▶ _Work to do_: Write the data out again, character for character, with no images.

▶ _Raw data_:
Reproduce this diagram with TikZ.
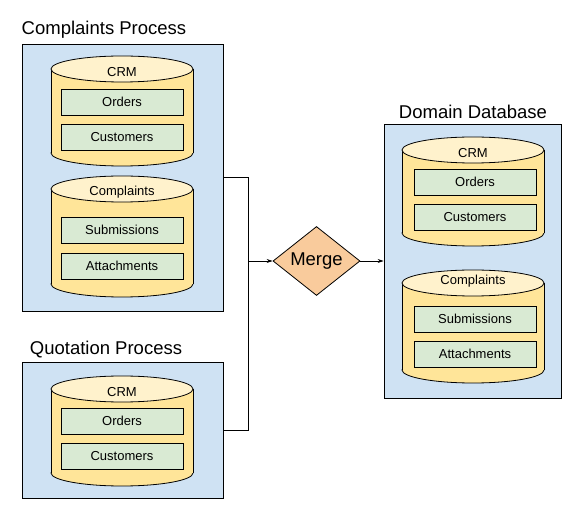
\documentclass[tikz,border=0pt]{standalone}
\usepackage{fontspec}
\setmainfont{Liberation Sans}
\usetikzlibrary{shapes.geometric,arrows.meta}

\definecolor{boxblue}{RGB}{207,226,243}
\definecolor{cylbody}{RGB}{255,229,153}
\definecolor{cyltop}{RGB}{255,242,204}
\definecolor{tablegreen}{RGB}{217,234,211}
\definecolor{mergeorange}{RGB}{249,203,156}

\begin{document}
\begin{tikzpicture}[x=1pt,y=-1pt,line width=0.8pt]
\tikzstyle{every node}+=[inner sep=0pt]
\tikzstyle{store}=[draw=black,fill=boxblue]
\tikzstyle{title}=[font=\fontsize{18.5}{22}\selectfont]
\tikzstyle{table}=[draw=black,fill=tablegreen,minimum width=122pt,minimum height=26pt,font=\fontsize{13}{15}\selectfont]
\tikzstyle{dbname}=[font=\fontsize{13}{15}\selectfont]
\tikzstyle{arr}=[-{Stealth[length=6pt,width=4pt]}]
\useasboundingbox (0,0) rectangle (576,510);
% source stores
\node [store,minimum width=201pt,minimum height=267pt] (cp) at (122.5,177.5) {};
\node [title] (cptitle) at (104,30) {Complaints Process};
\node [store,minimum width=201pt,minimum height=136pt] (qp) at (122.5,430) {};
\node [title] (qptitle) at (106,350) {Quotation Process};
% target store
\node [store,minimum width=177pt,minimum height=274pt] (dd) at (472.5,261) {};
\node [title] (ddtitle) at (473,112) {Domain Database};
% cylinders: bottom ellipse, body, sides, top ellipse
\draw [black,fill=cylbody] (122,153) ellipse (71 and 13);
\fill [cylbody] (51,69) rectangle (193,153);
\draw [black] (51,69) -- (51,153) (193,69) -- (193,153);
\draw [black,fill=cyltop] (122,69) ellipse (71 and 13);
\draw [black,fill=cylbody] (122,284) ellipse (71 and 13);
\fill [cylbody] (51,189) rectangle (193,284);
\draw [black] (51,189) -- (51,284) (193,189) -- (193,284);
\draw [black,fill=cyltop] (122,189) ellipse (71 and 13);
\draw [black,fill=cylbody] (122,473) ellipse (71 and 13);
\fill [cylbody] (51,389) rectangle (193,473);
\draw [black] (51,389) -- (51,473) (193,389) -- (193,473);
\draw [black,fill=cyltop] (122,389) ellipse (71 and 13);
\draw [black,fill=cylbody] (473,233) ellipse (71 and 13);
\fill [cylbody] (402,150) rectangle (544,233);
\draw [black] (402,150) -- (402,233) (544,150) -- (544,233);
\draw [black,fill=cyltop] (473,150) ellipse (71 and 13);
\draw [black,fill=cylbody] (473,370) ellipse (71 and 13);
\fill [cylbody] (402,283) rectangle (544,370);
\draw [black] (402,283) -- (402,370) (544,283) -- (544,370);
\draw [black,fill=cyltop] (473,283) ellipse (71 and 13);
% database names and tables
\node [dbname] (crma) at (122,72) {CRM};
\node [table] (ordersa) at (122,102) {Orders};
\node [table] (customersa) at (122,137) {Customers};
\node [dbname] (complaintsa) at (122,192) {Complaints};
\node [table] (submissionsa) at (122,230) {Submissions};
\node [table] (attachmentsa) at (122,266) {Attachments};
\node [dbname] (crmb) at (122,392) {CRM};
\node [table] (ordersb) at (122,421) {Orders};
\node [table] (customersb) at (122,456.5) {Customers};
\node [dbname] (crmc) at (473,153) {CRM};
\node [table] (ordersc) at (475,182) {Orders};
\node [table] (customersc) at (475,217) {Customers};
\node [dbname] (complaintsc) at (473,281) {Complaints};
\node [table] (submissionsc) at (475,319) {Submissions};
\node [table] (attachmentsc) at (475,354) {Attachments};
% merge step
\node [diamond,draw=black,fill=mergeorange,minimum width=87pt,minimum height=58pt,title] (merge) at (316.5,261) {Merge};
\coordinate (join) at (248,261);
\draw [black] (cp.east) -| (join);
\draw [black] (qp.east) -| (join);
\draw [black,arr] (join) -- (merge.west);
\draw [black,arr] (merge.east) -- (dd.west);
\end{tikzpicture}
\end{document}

▶ _Problem solution_:
Reproduce this diagram with TikZ.
\documentclass[tikz,border=0pt]{standalone}
\usepackage{fontspec}
\setmainfont{Liberation Sans}
\usetikzlibrary{shapes.geometric,arrows.meta}

\definecolor{boxblue}{RGB}{207,226,243}
\definecolor{cylbody}{RGB}{255,229,153}
\definecolor{cyltop}{RGB}{255,242,204}
\definecolor{tablegreen}{RGB}{217,234,211}
\definecolor{mergeorange}{RGB}{249,203,156}

\begin{document}
\begin{tikzpicture}[x=1pt,y=-1pt,line width=0.8pt]
\tikzstyle{every node}+=[inner sep=0pt]
\tikzstyle{store}=[draw=black,fill=boxblue]
\tikzstyle{title}=[font=\fontsize{18.5}{22}\selectfont]
\tikzstyle{table}=[draw=black,fill=tablegreen,minimum width=122pt,minimum height=26pt,font=\fontsize{13}{15}\selectfont]
\tikzstyle{dbname}=[font=\fontsize{13}{15}\selectfont]
\tikzstyle{arr}=[-{Stealth[length=6pt,width=4pt]}]
\useasboundingbox (0,0) rectangle (576,510);
% source stores
\node [store,minimum width=201pt,minimum height=267pt] (cp) at (122.5,177.5) {};
\node [title] (cptitle) at (104,30) {Complaints Process};
\node [store,minimum width=201pt,minimum height=136pt] (qp) at (122.5,430) {};
\node [title] (qptitle) at (106,350) {Quotation Process};
% target store
\node [store,minimum width=177pt,minimum height=274pt] (dd) at (472.5,261) {};
\node [title] (ddtitle) at (473,112) {Domain Database};
% cylinders: bottom ellipse, body, sides, top ellipse
\draw [black,fill=cylbody] (122,153) ellipse (71 and 13);
\fill [cylbody] (51,69) rectangle (193,153);
\draw [black] (51,69) -- (51,153) (193,69) -- (193,153);
\draw [black,fill=cyltop] (122,69) ellipse (71 and 13);
\draw [black,fill=cylbody] (122,284) ellipse (71 and 13);
\fill [cylbody] (51,189) rectangle (193,284);
\draw [black] (51,189) -- (51,284) (193,189) -- (193,284);
\draw [black,fill=cyltop] (122,189) ellipse (71 and 13);
\draw [black,fill=cylbody] (122,473) ellipse (71 and 13);
\fill [cylbody] (51,389) rectangle (193,473);
\draw [black] (51,389) -- (51,473) (193,389) -- (193,473);
\draw [black,fill=cyltop] (122,389) ellipse (71 and 13);
\draw [black,fill=cylbody] (473,233) ellipse (71 and 13);
\fill [cylbody] (402,150) rectangle (544,233);
\draw [black] (402,150) -- (402,233) (544,150) -- (544,233);
\draw [black,fill=cyltop] (473,150) ellipse (71 and 13);
\draw [black,fill=cylbody] (473,370) ellipse (71 and 13);
\fill [cylbody] (402,283) rectangle (544,370);
\draw [black] (402,283) -- (402,370) (544,283) -- (544,370);
\draw [black,fill=cyltop] (473,283) ellipse (71 and 13);
% database names and tables
\node [dbname] (crma) at (122,72) {CRM};
\node [table] (ordersa) at (122,102) {Orders};
\node [table] (customersa) at (122,137) {Customers};
\node [dbname] (complaintsa) at (122,192) {Complaints};
\node [table] (submissionsa) at (122,230) {Submissions};
\node [table] (attachmentsa) at (122,266) {Attachments};
\node [dbname] (crmb) at (122,392) {CRM};
\node [table] (ordersb) at (122,421) {Orders};
\node [table] (customersb) at (122,456.5) {Customers};
\node [dbname] (crmc) at (473,153) {CRM};
\node [table] (ordersc) at (475,182) {Orders};
\node [table] (customersc) at (475,217) {Customers};
\node [dbname] (complaintsc) at (473,281) {Complaints};
\node [table] (submissionsc) at (475,319) {Submissions};
\node [table] (attachmentsc) at (475,354) {Attachments};
% merge step
\node [diamond,draw=black,fill=mergeorange,minimum width=87pt,minimum height=58pt,title] (merge) at (316.5,261) {Merge};
\coordinate (join) at (248,261);
\draw [black] (cp.east) -| (join);
\draw [black] (qp.east) -| (join);
\draw [black,arr] (join) -- (merge.west);
\draw [black,arr] (merge.east) -- (dd.west);
\end{tikzpicture}
\end{document}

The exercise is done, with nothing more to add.